There's research and there's research. Good research is double blind, uses large sample sizes, waits for long periods of time, and is heavily documented. It's an expensive processes, and not one that most people can afford. That's why drug companies do most of the drug research, not some conspiracy to keep the little guy out.

Not true. Vitamin-C for one has a lot of benefits.

That's an incredibly vague phrase. We need to clarify it. If you're saying that Vitamin C is good for you, and a deficiency is harmful, then you're absolutely right. Scurvy is bad, m'kay? If you're claiming that Vitamin C levels in essence of what you get from a balanced diet are beneficial, there's no good evidence for that. That's mostly because Vitamin-C is water-soluable, as Nanocyborgasm was referring to up-thread. Excess Vitamin C literally goes right through you.

I didn't say they were paying him.

You did however quote a really, really bad article claiming that he was. You seemed to like that piece before I pointed out how dishonest it was.
 
The only vitamins that have a risk of overdose are the lipid soluble vitamins A, D, E, and K. All others are water soluble and any consumption beyond the necessary will simply be emptied in urine.
What makes you so sure those are the only one? Yes, you said those are the only ones not water soluble - so I take it A, D, E, and K have a common difference in their chemical structure compared to the other vitamins or something of the sort?
 
What makes you so sure those are the only one? Yes, you said those are the only ones not water soluble - so I take it A, D, E, and K have a common difference in their chemical structure compared to the other vitamins or something of the sort?

He's probably so sure because he's a doctor.

It shouldn't be too hard a test. Get a substance, try and dissolve it in water. Does it dissolve? No? Did you raise the water to body tempature? Yes? Then it's not water soluble.
 
On the alternative-medicine-debate:

That alternative medicine is unregulated is its strength and weakness.

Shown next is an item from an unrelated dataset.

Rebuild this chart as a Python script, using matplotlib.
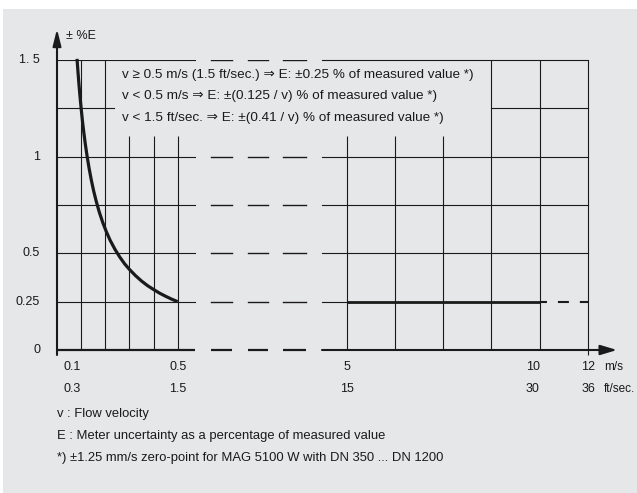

Weakness because many many many either stupid or greedy or stupid and greedy people waste money, time and trust of their costumers.
Strength because it is open to basically everything. And that enables to explore ways of healing beyond the boundaries of classical medicine. By "beyond the boundaries" I don't mean beyond the laws of nature. I mean beyond what classical medicine is able to amount to in its own system of progression.
For an example just look at acupuncture. Without alternative medicine classical medicine still wouldn't know the first thing about it.

So to be aware how full of bullcrap alternative medicine is, is a most necessary thing - but to oppose the whole of it is not very smart either. Classical medicine should rather be open to promising and different ways of healing which then can be studied in the ways of classical medicine, but which were initiated by alternative medicine.
 
I don't see how one gets from there to "It is all safe".

Well, if it's water soluble (B vitamins for example) then what's not used by your body just ends up being peed out.

I'm not sure if Red Bull and energy drinks like that are popular in Europe, but check the nutrition label. They're all like 6667% of some B vitamins.